The happiness of this city is truly contagious. It's almost as if the citizens soak up the energy from the constant sunshine and take that positive energy and happiness and use that in every aspect of their everyday life. You see it in the bright and vibrant colours of their clothes and handicrafts, you hear it in the African rhythms that pulse from practically every street corner, you smell it in the delicious shrimp acarajé and tapioca stands which seems to permeate the air, and, well, you just feel it. Salvador was the first capital of Brazil and the most important port in the slave trade in the days of colonialism. As such, around two thirds of the population is of African descent, and it is thought that Salvador is the city which has preserved its African slave culture the best of any city in the world. And this pride in their roots seems, again, to make people very happy.
During my five days there I enjoyed many a coconut on Salvador's excellent beaches, tied my deepest desires to my wrist and the railings of a pelourinho church in the hope that the three knots would come free and release my wishes with it, and soaked up the happiness in the form of another great kilo buffet or a capoeira show in the hours that it was bearable to be out in the
But it's in the night that Salvador shows its true colours and its happiness is at its most irresistible. From impromptu late night drumming sessions in the Rio Vermelho to an open air jazz concert by the museum of modern art and an open air samba concert down by the old lighthouse, Salvador is the city where the nightlife really feels alive. The best nights are Saturdays and Tuesdays in the pelourinho, where the whole district comes alive and the experience is almost like being at a European music festival, where you just want to get lost and stumble across a new band playing on the steps outside a church or in a wide open warehouse, swigging from your cinnamon liquor as you go.

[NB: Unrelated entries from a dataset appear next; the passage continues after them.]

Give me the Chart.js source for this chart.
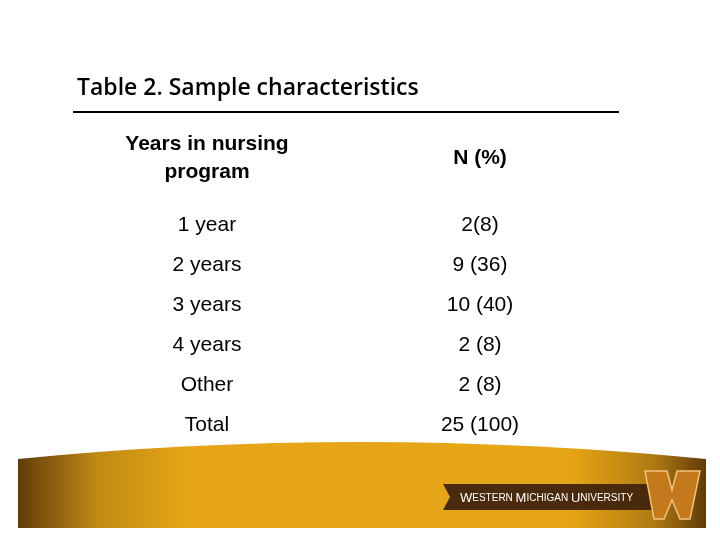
<!DOCTYPE html>
<html><head><meta charset="utf-8">
<script src="https://cdn.jsdelivr.net/npm/chart.js@4/dist/chart.umd.min.js"></script>
<style>html,body{margin:0;padding:0;background:#fff}#c{display:block}</style>
</head><body>
<div style="width:720px;height:540px"><canvas id="c" width="720" height="540"></canvas></div>
<script>
const title = 'Table 2. Sample characteristics';
const headers = [['Years in nursing', 'program'], ['N (%)']];
const categories = ['1 year', '2 years', '3 years', '4 years', 'Other', 'Total'];
const values = ['2(8)', '9 (36)', '10 (40)', '2 (8)', '2 (8)', '25 (100)'];

const tablePlugin = {
  id: 'tablePlugin',
  beforeDraw(chart) {
    const ctx = chart.ctx;
    ctx.save();
    ctx.fillStyle = '#fff'; ctx.fillRect(0, 0, 720, 540);
    const g = ctx.createLinearGradient(13, 0, 710, 0);
    g.addColorStop(0, '#5a3608'); g.addColorStop(0.12, '#c08a14'); g.addColorStop(0.25, '#e6a516');
    g.addColorStop(0.8, '#e6a516'); g.addColorStop(0.92, '#b07a12'); g.addColorStop(1, '#5a3608');
    ctx.fillStyle = g;
    ctx.beginPath();
    ctx.moveTo(18, 459); ctx.quadraticCurveTo(360, 425, 706, 459);
    ctx.lineTo(706, 528); ctx.lineTo(18, 528); ctx.closePath(); ctx.fill();
    ctx.fillStyle = '#4a2a0c';
    ctx.beginPath(); ctx.moveTo(443, 484); ctx.lineTo(660, 484); ctx.lineTo(660, 510); ctx.lineTo(443, 510); ctx.lineTo(450, 497); ctx.closePath(); ctx.fill();
    ctx.fillStyle = '#fff'; ctx.textBaseline = 'middle'; ctx.textAlign = 'left';
    let x = 460;
    const parts = [['W', 13], ['ESTERN ', 10], ['M', 13], ['ICHIGAN ', 10], ['U', 13], ['NIVERSITY', 10]];
    for (const [t, s] of parts) { ctx.font = s + 'px "Liberation Sans"'; ctx.fillText(t, x, 498); x += ctx.measureText(t).width; }
    ctx.fillStyle = '#c4791c'; ctx.strokeStyle = '#f2c27a'; ctx.lineWidth = 1.5;
    ctx.beginPath();
    const W = [[645,471],[667,471],[672,490],[677,471],[700,471],[690,519],[680,519],[672,500],[664,519],[654,519]];
    W.forEach((p,i)=> i? ctx.lineTo(p[0],p[1]) : ctx.moveTo(p[0],p[1])); ctx.closePath(); ctx.fill(); ctx.stroke();
    ctx.fillStyle = '#000'; ctx.font = '600 23px "Open Sans"'; ctx.textAlign = 'left';
    ctx.fillText(title, 77, 88);
    ctx.fillRect(73, 111, 546, 2);
    ctx.restore();
  },
  afterDraw(chart) {
    const ctx = chart.ctx, xs = chart.scales.x, ys = chart.scales.y;
    ctx.save(); ctx.fillStyle = '#000'; ctx.textAlign = 'center'; ctx.textBaseline = 'middle';
    ctx.font = 'bold 21px "Liberation Sans"';
    headers.forEach((h, c) => {
      const px = xs.getPixelForValue(c), py = ys.getPixelForValue(-1.675);
      h.forEach((line, k) => ctx.fillText(line, px, py + (k - (h.length - 1) / 2) * 28));
    });
    ctx.font = '21px "Liberation Sans"';
    categories.forEach((cat, i) => {
      ctx.fillText(cat, xs.getPixelForValue(0), ys.getPixelForValue(i));
      ctx.fillText(values[i], xs.getPixelForValue(1), ys.getPixelForValue(i));
    });
    ctx.restore();
  }
};

new Chart(document.getElementById('c'), {
  type: 'scatter',
  data: { datasets: [{ data: [], pointRadius: 0 }] },
  options: {
    responsive: false, animation: false, devicePixelRatio: 1,
    layout: { padding: 0 },
    plugins: { legend: { display: false }, tooltip: { enabled: false } },
    scales: {
      x: { type: 'linear', display: false, min: -207 / 273, max: 513 / 273 },
      y: { type: 'linear', display: false, reverse: true, min: -225 / 40, max: 315 / 40 }
    }
  },
  plugins: [tablePlugin]
});
</script>
</body></html>
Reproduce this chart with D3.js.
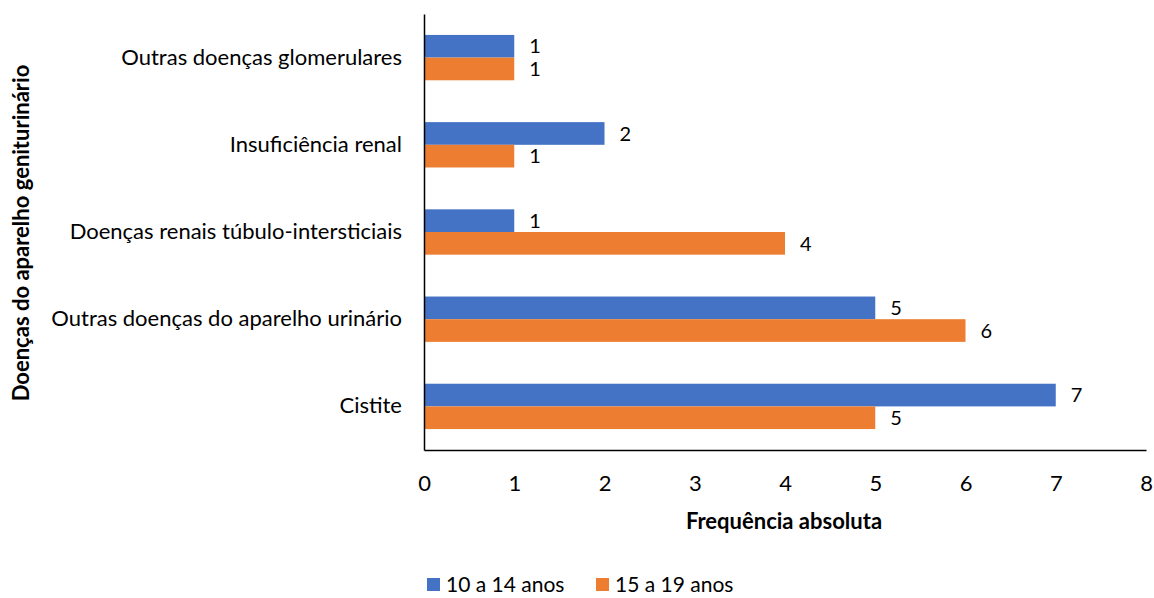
<!DOCTYPE html>
<html><head><meta charset="utf-8">
<script src="https://cdn.jsdelivr.net/npm/d3@7"></script>
<style>body{margin:0;background:#fff}svg{display:block}text{font-family:Lato,"Open Sans",sans-serif;fill:#000}</style>
</head><body><svg id="c" width="1154" height="598"></svg>
<script>
const categories = ["Outras doenças glomerulares","Insuficiência renal","Doenças renais túbulo-intersticiais","Outras doenças do aparelho urinário","Cistite"];
const seriesNames = ["10 a 14 anos","15 a 19 anos"];
const values10a14 = [1,2,1,5,7];
const values15a19 = [1,1,4,6,5];
const xTicks = [0,1,2,3,4,5,6,7,8];
const colors = ["#4472C4","#ED7D31"];

(function(){
const FS = 22;
const svg = d3.select("#c");
const pL = 424, pR = 1146, pT = 14, pB = 450;
const x = d3.scaleLinear().domain([0,8]).range([pL,pR]);
const y = d3.scaleBand().domain(categories).range([pT,pB]).paddingInner(0.48).paddingOuter(0.24);
const sub = d3.scaleBand().domain(seriesNames).range([0,y.bandwidth()]);
const series = [values10a14, values15a19];

const g = svg.append("g");
series.forEach((vals,si)=>{
  g.selectAll(null).data(categories).enter().append("rect")
    .attr("x", x(0)).attr("y", c=>y(c)+sub(seriesNames[si]))
    .attr("width", (c,i)=>x(vals[i])-x(0)).attr("height", sub.bandwidth())
    .attr("fill", colors[si]);
  g.selectAll(null).data(categories).enter().append("text")
    .attr("x",(c,i)=>x(vals[i])+15).attr("y", c=>y(c)+sub(seriesNames[si])+sub.bandwidth()/2)
    .attr("dy","0.36em").attr("font-size",FS-2).text((c,i)=>vals[i]);
});

const xa = svg.append("g").attr("transform",`translate(0,${pB})`)
  .call(d3.axisBottom(x).tickValues(xTicks).tickSize(0).tickPadding(25).tickFormat(d3.format("d")));
xa.select(".domain").attr("stroke","#000").attr("stroke-width",1.5);
xa.selectAll("text").attr("font-size",FS).attr("font-family","Lato,sans-serif");
const ya = svg.append("g").attr("transform",`translate(${pL},0)`)
  .call(d3.axisLeft(y).tickSize(0).tickPadding(22));
ya.select(".domain").attr("stroke","#000").attr("stroke-width",1.5);
ya.selectAll("text").attr("font-size",FS).attr("font-family","Lato,sans-serif");

svg.append("text").attr("x",784).attr("y",529).attr("text-anchor","middle")
  .attr("font-size",FS).attr("font-weight","bold").text("Frequência absoluta");
svg.append("text").attr("transform","translate(29,233) rotate(-90)").attr("text-anchor","middle")
  .attr("font-size",FS).attr("font-weight","bold").text("Doenças do aparelho geniturinário");

const lg = svg.append("g");
const lx = [427,596];
seriesNames.forEach((n,i)=>{
  lg.append("rect").attr("x",lx[i]).attr("y",578).attr("width",13).attr("height",13).attr("fill",colors[i]);
  lg.append("text").attr("x",lx[i]+19).attr("y",585).attr("dy","0.35em").attr("font-size",FS-1).text(n);
});
})();
</script></body></html>
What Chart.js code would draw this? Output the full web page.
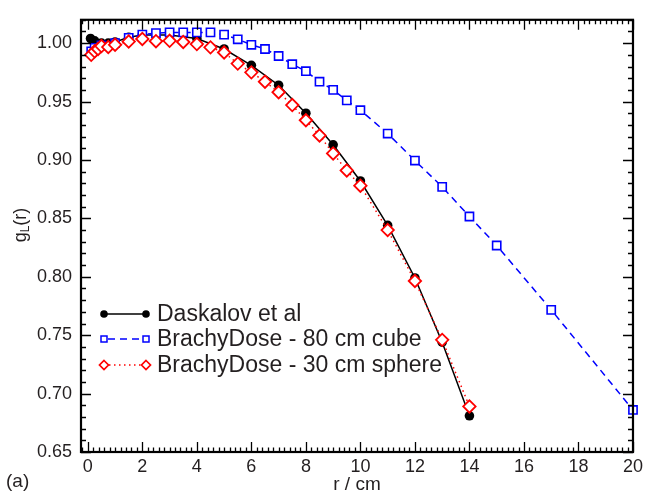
<!DOCTYPE html>
<html>
<head>
<meta charset="utf-8">
<script src="https://cdn.jsdelivr.net/npm/chart.js@4"></script>
<style>
  html, body { margin: 0; padding: 0; background: #fff; }
  #wrap { width: 647px; height: 496px; }
</style>
</head>
<body>
<div id="wrap"><canvas id="myChart" width="647" height="496"></canvas></div>
<script>
// values
const daskalovR = [0.1, 0.25, 0.5, 0.75, 1, 1.5, 2, 3, 4, 5, 6, 7, 8, 9, 10, 11, 12, 13, 14];
const daskalovG = [1.004, 1.002, 1.000, 1.000, 1.001, 1.005, 1.007, 1.007, 1.004, 0.995, 0.981, 0.964, 0.940, 0.913, 0.882, 0.844, 0.799, 0.744, 0.681];

const cubeR = [0.125, 0.25, 0.5, 1, 1.5, 2, 2.5, 3, 3.5, 4, 4.5, 5, 5.5, 6, 6.5, 7, 7.5, 8, 8.5, 9, 9.5, 10, 11, 12, 13, 14, 15, 17, 20];
const cubeG = [0.993, 0.996, 0.998, 1.000, 1.0045, 1.0073, 1.0086, 1.0092, 1.0092, 1.0092, 1.0092, 1.0073, 1.0033, 0.9986, 0.995, 0.989, 0.982, 0.976, 0.967, 0.960, 0.951, 0.9426, 0.9226, 0.8995, 0.877, 0.8516, 0.8268, 0.7717, 0.686];

const sphereR = [0.125, 0.25, 0.375, 0.5, 0.75, 1, 1.5, 2, 2.5, 3, 3.5, 4, 4.5, 5, 5.5, 6, 6.5, 7, 7.5, 8, 8.5, 9, 9.5, 10, 11, 12, 13, 14];
const sphereG = [0.990, 0.993, 0.995, 0.9975, 0.9967, 0.9986, 1.0014, 1.0036, 1.0017, 1.002, 1.001, 0.9992, 0.9964, 0.992, 0.9825, 0.975, 0.967, 0.958, 0.947, 0.934, 0.921, 0.9056, 0.891, 0.878, 0.840, 0.7964, 0.746, 0.689];

const xTicks = [0, 2, 4, 6, 8, 10, 12, 14, 16, 18, 20];
const yTicks = [0.65, 0.70, 0.75, 0.80, 0.85, 0.90, 0.95, 1.00];
const legendLabels = ['Daskalov et al', 'BrachyDose - 80 cm cube', 'BrachyDose - 30 cm sphere'];

const FONT = '"Liberation Sans", Arial, Helvetica, sans-serif';
const TXT = '#231f20';

function pts(xs, ys) { return xs.map((x, i) => ({ x: x, y: ys[i] })); }

// inward ticks on all four sides, frame, legend and titles
const framePlugin = {
  id: 'frame',
  afterDraw(chart) {
    const ctx = chart.ctx, a = chart.chartArea;
    const sx = chart.scales.x, sy = chart.scales.y;
    ctx.save();
    ctx.strokeStyle = '#000';
    ctx.lineWidth = 1.3;
    ctx.beginPath();
    for (let i = -1; i <= 100; i++) {
      const v = i * 0.2;
      const px = Math.round(sx.getPixelForValue(v)) + 0.5;
      const len = (i % 10 === 0) ? 10 : 4.5;
      ctx.moveTo(px, a.bottom); ctx.lineTo(px, a.bottom - len);
      ctx.moveTo(px, a.top); ctx.lineTo(px, a.top + len);
    }
    for (let i = 65; i <= 102; i++) {
      const v = i / 100;
      const py = Math.round(sy.getPixelForValue(v)) + 0.5;
      const len = (i % 5 === 0) ? 10 : 5;
      ctx.moveTo(a.left, py); ctx.lineTo(a.left + len, py);
      ctx.moveTo(a.right, py); ctx.lineTo(a.right - len, py);
    }
    ctx.stroke();
    ctx.lineWidth = 2.2;
    ctx.strokeRect(a.left, a.top, a.right - a.left, a.bottom - a.top);

    // legend
    const rows = [314, 339, 365];
    const x1 = 104, x2 = 146;
    ctx.lineWidth = 1.5;
    // black
    ctx.strokeStyle = '#000'; ctx.fillStyle = '#000'; ctx.setLineDash([]);
    ctx.beginPath(); ctx.moveTo(x1, rows[0]); ctx.lineTo(x2, rows[0]); ctx.stroke();
    [x1, x2].forEach(x => { ctx.beginPath(); ctx.arc(x, rows[0], 3.8, 0, Math.PI * 2); ctx.fill(); });
    // blue
    ctx.strokeStyle = '#0000ff';
    ctx.setLineDash([7, 5]);
    ctx.beginPath(); ctx.moveTo(x1 + 4, rows[1]); ctx.lineTo(x2 - 4, rows[1]); ctx.stroke();
    ctx.setLineDash([]);
    [x1, x2].forEach(x => ctx.strokeRect(x - 3, rows[1] - 3, 6, 6));
    // red
    ctx.strokeStyle = '#ff0000';
    ctx.setLineDash([1.5, 3.5]);
    ctx.beginPath(); ctx.moveTo(x1 + 5, rows[2]); ctx.lineTo(x2 - 5, rows[2]); ctx.stroke();
    ctx.setLineDash([]);
    ctx.lineWidth = 1.7;
    [x1, x2].forEach(x => {
      ctx.beginPath();
      ctx.moveTo(x, rows[2] - 4.5); ctx.lineTo(x + 4.5, rows[2]);
      ctx.lineTo(x, rows[2] + 4.5); ctx.lineTo(x - 4.5, rows[2]); ctx.closePath();
      ctx.stroke();
    });
    ctx.fillStyle = TXT;
    ctx.font = '23px ' + FONT;
    ctx.textBaseline = 'middle';
    ctx.textAlign = 'left';
    legendLabels.forEach((t, i) => ctx.fillText(t, 157, rows[i] + 1));

    // axis titles
    ctx.font = '19px ' + FONT;
    ctx.textAlign = 'center';
    ctx.fillText('r / cm', (a.left + a.right) / 2, 485);
    ctx.textAlign = 'left';
    ctx.fillText('(a)', 6, 482);

    ctx.translate(21, 225);
    ctx.rotate(-Math.PI / 2);
    ctx.font = '18px ' + FONT;
    const wg = ctx.measureText('g').width;
    ctx.font = '12px ' + FONT;
    const wl = ctx.measureText('L').width;
    ctx.font = '18px ' + FONT;
    const wr = ctx.measureText('(r)').width;
    let x0 = -(wg + wl + wr) / 2;
    ctx.fillText('g', x0, 0);
    ctx.font = '12px ' + FONT;
    ctx.fillText('L', x0 + wg, 5);
    ctx.font = '18px ' + FONT;
    ctx.fillText('(r)', x0 + wg + wl, 0);
    ctx.restore();
  }
};

const data = {
  datasets: [
    {
      label: legendLabels[0],
      data: pts(daskalovR, daskalovG),
      borderColor: '#000',
      backgroundColor: '#000',
      borderWidth: 1.5,
      pointStyle: 'circle',
      pointRadius: 4.8,
      pointBorderWidth: 0,
      showLine: true,
      clip: false,
      order: 3
    },
    {
      label: legendLabels[1],
      data: pts(cubeR, cubeG),
      borderColor: '#0000ff',
      backgroundColor: '#ffffff',
      borderWidth: 1.5,
      borderDash: [7, 5],
      pointStyle: 'rect',
      pointRadius: 5.8,
      pointBorderWidth: 1.6,
      showLine: true,
      clip: false,
      order: 2
    },
    {
      label: legendLabels[2],
      data: pts(sphereR, sphereG),
      borderColor: '#ff0000',
      backgroundColor: '#ffffff',
      borderWidth: 1.5,
      borderDash: [1.5, 3.5],
      pointStyle: 'rectRot',
      pointRadius: 6.2,
      pointBorderWidth: 1.8,
      showLine: true,
      clip: false,
      order: 1
    }
  ]
};

const config = {
  type: 'scatter',
  data: data,
  options: {
    responsive: false,
    animation: false,
    layout: { padding: { top: 10, right: 9, left: 0, bottom: 0 } },
    plugins: { legend: { display: false }, tooltip: { enabled: false } },
    scales: {
      x: {
        type: 'linear',
        min: -0.25,
        max: 20,
        grid: { display: false, drawTicks: false },
        border: { display: false },
        afterBuildTicks: s => { s.ticks = xTicks.map(v => ({ value: v })); },
        afterFit: s => { s.height = 44; },
        ticks: {
          color: TXT,
          padding: 4,
          maxRotation: 0,
          font: { family: FONT, size: 18 },
          callback: v => String(v)
        }
      },
      y: {
        type: 'linear',
        min: 0.65,
        max: 1.02,
        grid: { display: false, drawTicks: false },
        border: { display: false },
        afterBuildTicks: s => { s.ticks = yTicks.map(v => ({ value: v })); },
        afterFit: s => { s.width = 81; },
        ticks: {
          color: TXT,
          padding: 9,
          font: { family: FONT, size: 18 },
          callback: v => Number(v).toFixed(2)
        }
      }
    }
  },
  plugins: [framePlugin]
};

const myChart = new Chart(document.getElementById('myChart'), config);
</script>
</body>
</html>
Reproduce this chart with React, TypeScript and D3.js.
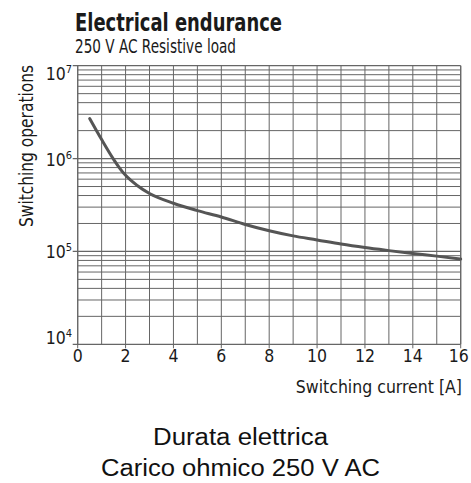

Above all, it's the people who make this city great. Salvador was the friendliest city I encountered in all my south american travels, and you'd actually have to go out of your way to NOT make friends. We met many people desperate to sort out our two left feet, the gayest man in history who literally pranced one mile down the street with us (we were walking), a crazy bloke dancing around selling booze from a box on his head and countless people just curious to get to know us, no bad intentions to be found.
Bahia has beautiful scenery and people, Salvador buzzes with energy, and the bootylicious part? I guess you can figure that out.